What is asked: Using the records below, locate all lines containing "this" and return them.

The data:

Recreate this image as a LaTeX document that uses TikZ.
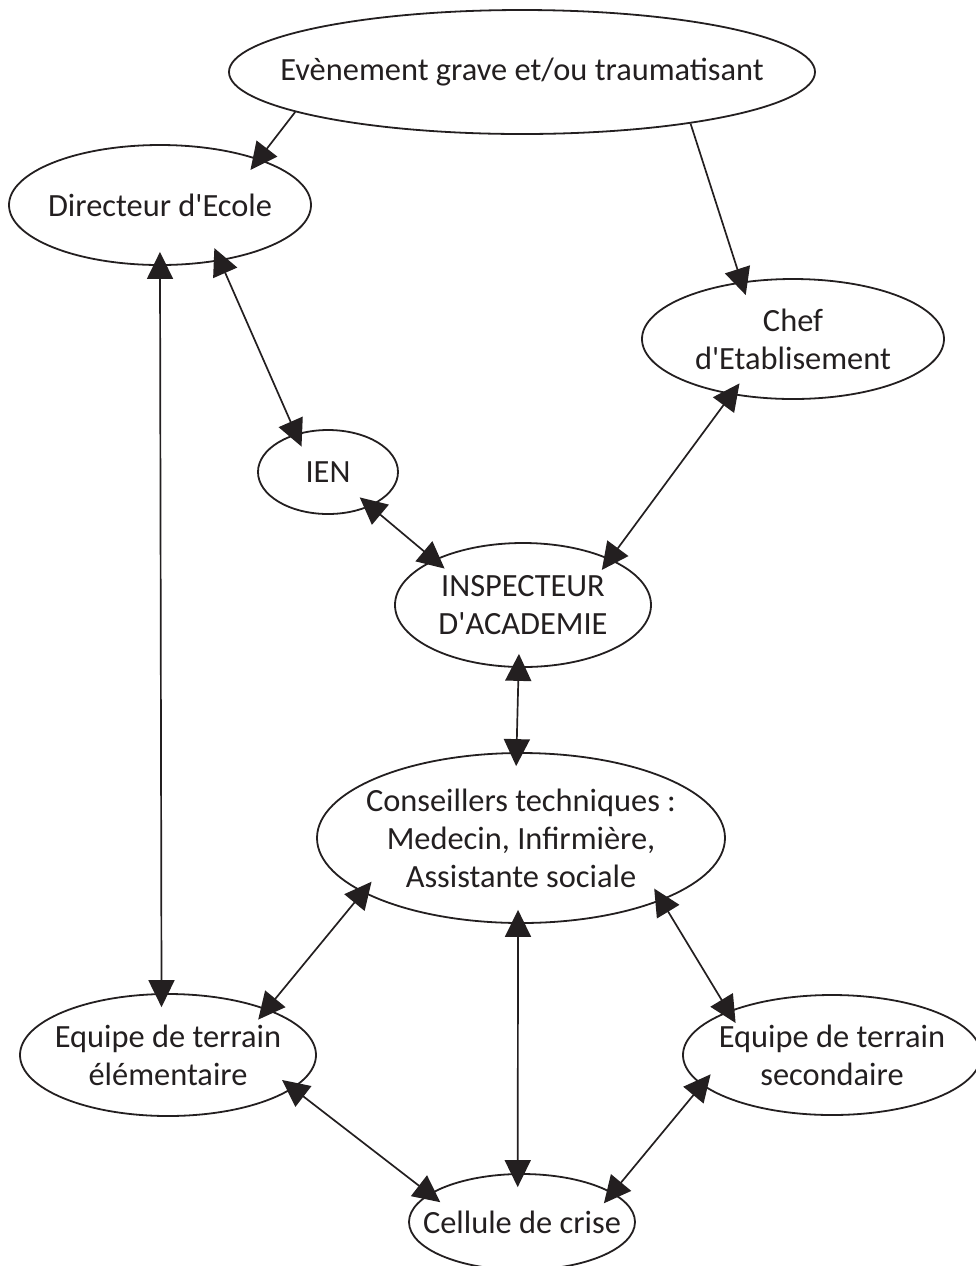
\documentclass[tikz,border=0pt]{standalone}
\usepackage{fontspec}
\setmainfont{Carlito}[Ligatures=TeXOff]
\usepackage{tikz}
\usepackage{xcolor}
\usetikzlibrary{shapes,arrows.meta,positioning,calc}

\definecolor{encre}{HTML}{231F20}

\begin{document}
\begin{tikzpicture}[x=0.5pt, y=-0.5pt, font=\fontsize{16.2}{19}\selectfont,
    bulle/.style={ellipse, draw=encre, line width=0.9pt, text=encre, align=center,
        inner xsep=-40pt, inner ysep=-20pt},
    fleche/.style={draw=encre, line width=0.85pt, -{Triangle[length=13.5pt,width=13pt]},
        shorten >=-7pt},
    lien/.style={draw=encre, line width=0.85pt,
        {Triangle[length=13.5pt,width=13pt]}-{Triangle[length=13.5pt,width=13pt]},
        shorten <=-7pt, shorten >=-7pt}]
    \useasboundingbox (0,0) rectangle (976,1266);
    % the ellipses
    \node[bulle, minimum width=293pt, minimum height=62pt] (ev) at (522,72) {Evènement grave et/ou traumatisant};
    \node[bulle, minimum width=151pt, minimum height=60pt] (dir) at (160,205) {Directeur d'Ecole};
    \node[bulle, minimum width=151pt, minimum height=60pt] (chef) at (793,339) {Chef\\d'Etablisement};
    \node[bulle, minimum width=70pt, minimum height=42pt] (ien) at (328,472) {IEN};
    \node[bulle, minimum width=128pt, minimum height=62pt] (ia) at (523,605) {INSPECTEUR\\D'ACADEMIE};
    \node[bulle, minimum width=204pt, minimum height=85pt] (ct) at (521,838) {Conseillers techniques :\\Medecin, Infirmière,\\Assistante sociale};
    \node[bulle, minimum width=148pt, minimum height=61pt] (ele) at (168,1055) {Equipe de terrain\\élémentaire};
    \node[bulle, minimum width=149pt, minimum height=60pt] (sec) at (832,1055) {Equipe de terrain\\secondaire};
    \node[bulle, minimum width=113pt, minimum height=48pt] (cel) at (522,1222) {Cellule de crise};
    % the event goes down to both heads
    \draw[fleche] (ev.190) -- (dir.25);
    \draw[fleche] (ev.343) -- (chef.132);
    % up to the inspection
    \draw[lien] (dir.317) -- (ien.130);
    \draw[lien] (ien.321) -- (ia.153);
    \draw[lien] (chef.222) -- (ia.28);
    \draw[lien] (ia.266) -- (ct.93);
    % long link on the left
    \draw[lien] (dir.270) -- (ele.96);
    % around the crisis cell
    \draw[lien] (ct.199) -- (ele.25);
    \draw[lien] (ct.268) -- (cel.95);
    \draw[lien] (ct.336) -- (sec.157);
    \draw[lien] (ele.345) -- (cel.163);
    \draw[lien] (sec.193) -- (cel.18);
\end{tikzpicture}
\end{document}
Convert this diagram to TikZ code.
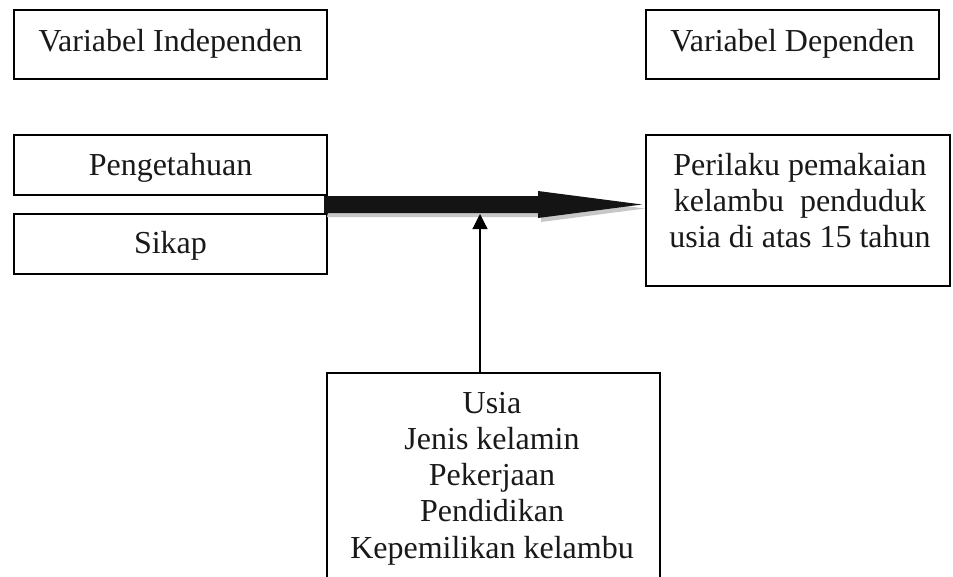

Task output:
Recreate this image as a LaTeX document that uses TikZ.
Convert this diagram to TikZ code.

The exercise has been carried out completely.